The only thing remaining is, how to find the length of next smaller suffix ending at index $$i$$, that is also a prefix? This is also pretty simple. Observe that due to the property of $$F$$, the segment $$Z_{0,1,...,F_i-1}$$ is equal to the segment $$Z_{i-F_i+1,...,i}$$. So to find the next smaller suffix ending at index $$i$$, the longest suffix ending at $$F_i - 1$$ can be found which is $$F_{F_i-1}$$, and this suffix will be the next smaller suffix ending at index $$i$$. If this suffix also doesn't satisfy our criteria, then smaller suffixes can be found with the same process, here it will be $$F_{F_{F_i-1} - 1}$$. Note that, if at some point the length becomes $$0$$, the process is stopped.
This completes $$KMP$$ algorithm.

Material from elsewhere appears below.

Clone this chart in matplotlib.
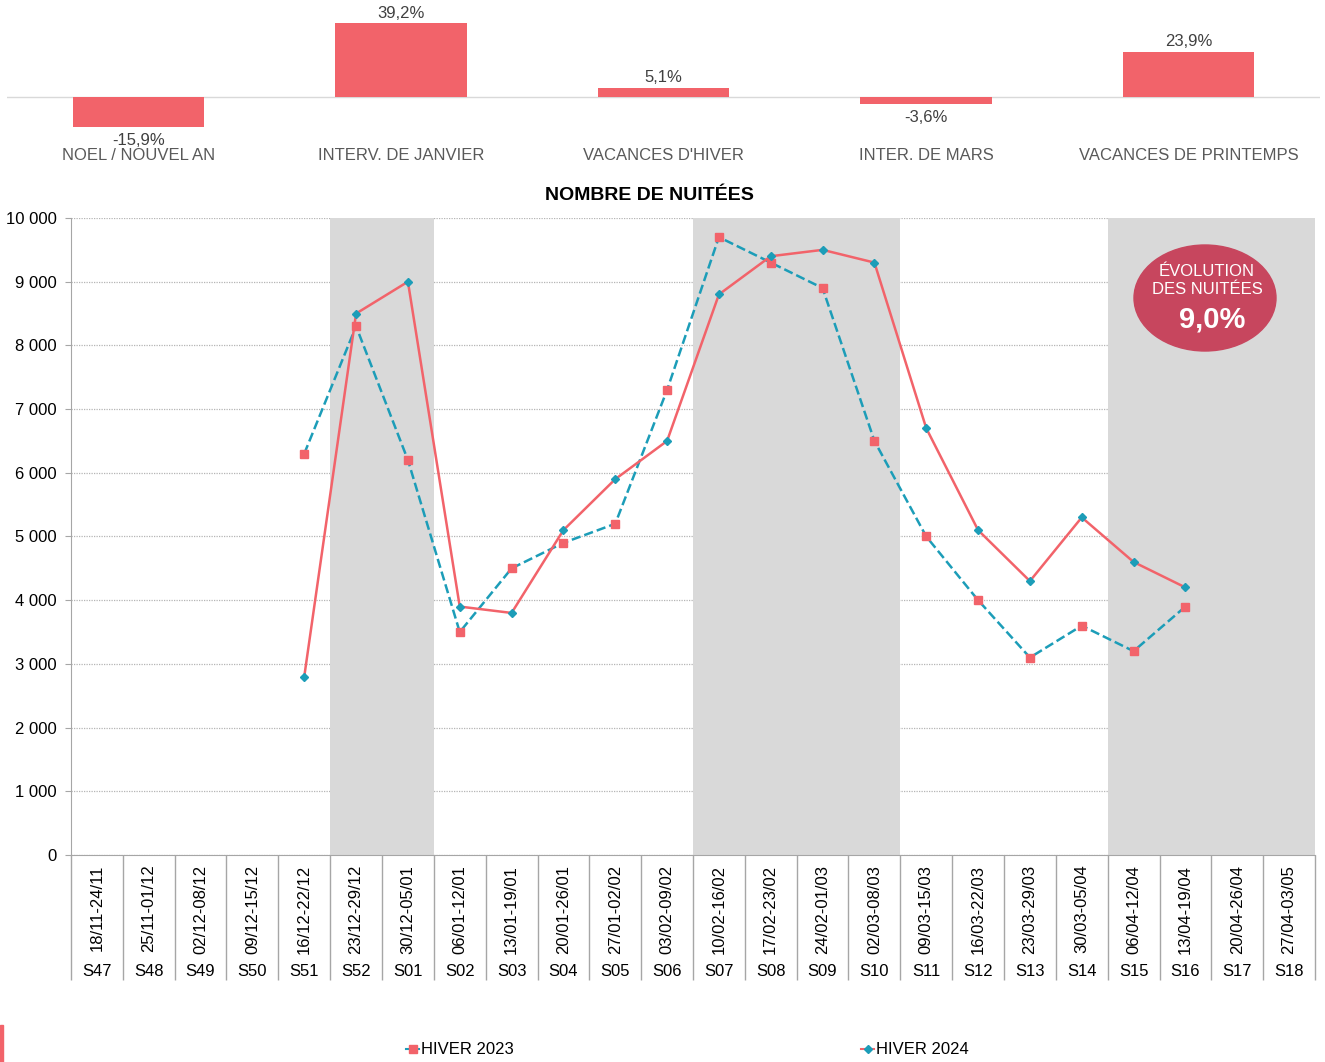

Below is the code:
vector<int> prefix_function (string Z) {
int n = (int) Z.length();
vector<int> F (n);
F[0]=0;
for (int i=1; i<n; ++i) {
int j = F[i-1];
while (j > 0 && Z[i] != Z[j])
j = F[j-1];
if (Z[i] == Z[j]) ++j;
F[i] = j;
}
return F;
}
Finding the $$F$$ array for "ABCABC"
Initially, $$F_0 = 0$$.
Index $$1 \rightarrow F_{0} = 0$$, $$j$$ does not go into while loop and $$Z_j \neq Z_i$$, therefore value of $$F_i = 0$$.
Index $$2 \rightarrow F_{1} = 0$$, $$j$$ does not go into while loop and $$Z_j \neq Z_i$$, therefore value of $$F_i = 0$$.
Index $$3 \rightarrow F_{2} = 0$$, $$j$$ does not go into while loop and $$Z_j = Z_i$$, therefore value of $$F_i = 1$$.
Index $$4 \rightarrow F_{3} = 1$$, $$j$$ satisfies while loop condition but $$Z_j = Z_i$$, hence does not go into while loop, therefore value of $$F_i = 2$$.
Index $$5 \rightarrow F_{4} = 2$$, $$j$$ satisfies while loop condition but $$Z_j = Z_i$$, therefore value of $$F_i = 3$$.